Mezcal… quel distillato dal fascino torbido
Un antico detto messicano, così recita: Para todo mal, Mezcal. Y para todo bien, tambié. Y si no hay remedio, litro y medio. Come a voler significare: Mezcal, soluzione per ogni occasione. Che poi, si tratti, pure, di Mescal, secondo la pronuncia inglese, l’etimologia rimane sempre quella. Agave cotta, per l’appunto, anche se, tradizionalmente, da queste parti, qualsiasi distillato a base della pianta viene considerato tale. Del resto, basti sapere che oltre il 70% del prodotto in analisi deriva dallo stato di Oaxaca e, da qui, viene commercializzato in tutto il mondo.
Un distillato, talmente raffinato, da venire non solo sponsorizzato, ma addirittura lavorato da chi, famoso, è disposto a metterci pure la faccia. Così, ad esempio, per Luis Gerardo Méndez popolare attore messicano, noto anche per il suo particolare rito scaramantico: bere – cioè – uno shot di Mezcal, prima di salire sul palco. Non solo. Il ‘nostro‘ ha finito per lanciare, al riguardo, un personale Brand. “L’ho chiamato Occhio della Tigre perché, per me, è come un portafortuna“.
Per entrare nel dettaglio…
…oggi, sul territorio, si contano circa 330 mila ettari coperti da agavi, da cui più o meno 9 mila produttori ottengono 6 milioni di litri di liquore, ogni anno. Pianta sacra per gli Atzechi, leggenda vuole che un fulmine ne colpisse un’esemplare, cuocendone il cuore. Da allora, se ne valuta il suo estratto come una sorta di nettare divino. Riconosciuta, nel 1994, a livello internazionale, non – tuttavia – senza polemiche, la bevanda si ricava, dunque, dal cuore, espadin o piña. Si tiene a riposare per un mese e, a sua volta viene lasciata maturare, per un periodo che si prolunga dai due mesi, fino ai sette anni. In sostanza, più passa il tempo e più il colore diventa scuro. A seconda dell’invecchiamento, assume, poi, il nome di Blanco, Reposado o Añejo.
Soggetto pure alla fabbricazione clandestina, a partire dalla costa, il Mezcal si diffuse segretamente ma a macchia di leopardo. Ricetta, che giunse fin sopra gli altopiani impervi di Jalisco, subendo una sorta di mutazione, grazie all’utilizzo di agave blu. E, giacché l’idea nacque a Tequila, a 65 km da Guadalajara, dove la terra arida e vulcanica favorisce la speciale cultivar, si pensò di battezzare il risultato proprio con l’appellativo di provenienza.

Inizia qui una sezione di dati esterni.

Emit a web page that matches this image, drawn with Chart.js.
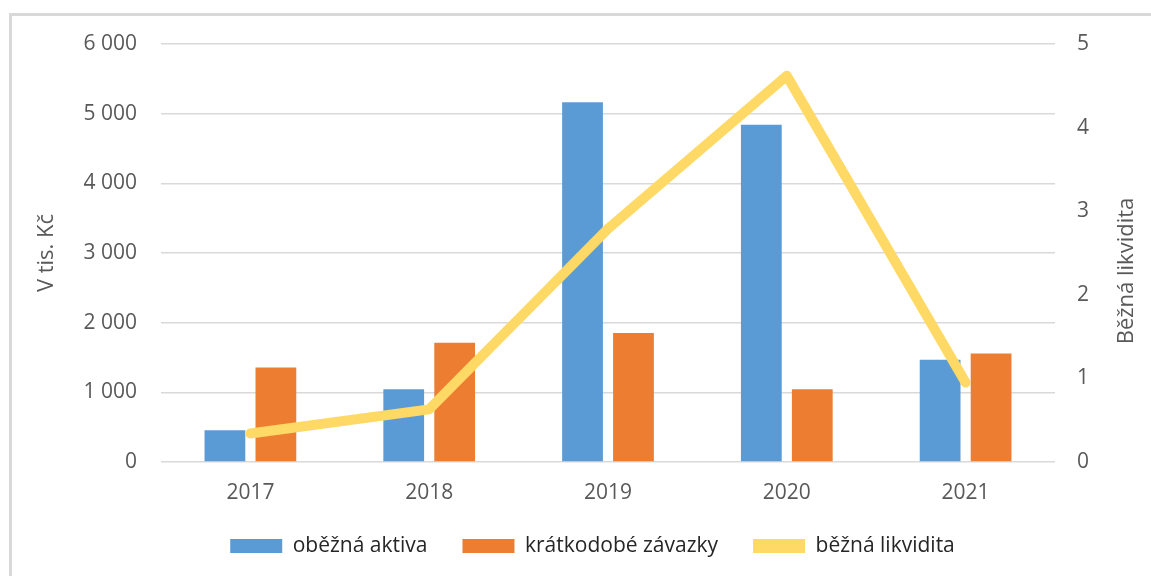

Dal gusto particolarmente, è – in sintesi – oggi Patrimonio Mondiale dell’Umanità UNESCO.
Peraltro, anche le ricette sono differenti. Anche la Tequila può essere Blanca, Reposada o Añeja, ma la distinzione geografica rimane forte. Così, se il primo richiede, nella composizione, il 100% d’agave; per l’altra, ci si accontenta di un ‘modesto’ 51%. Il resto? Zucchero o altri ingredienti, comprese larve d’insetto, per un gusto distinto.
L’una si fa notare per le note dolci derivanti dalla distillazione, il suo competitor sa, differentemente, d’affumicatura, perché è nei forni a legna sotterranei, in regime di clandestinità, che viene, da sempre, cotto. D’altronde, sarà pure stato registrato il 19 marzo 1985, ma respira appieno del passato. Non per nulla, mentre il resto del mondo lo adopera nei cocktail, nel Paese d’origine si beve, senza fraintendimenti, liscio.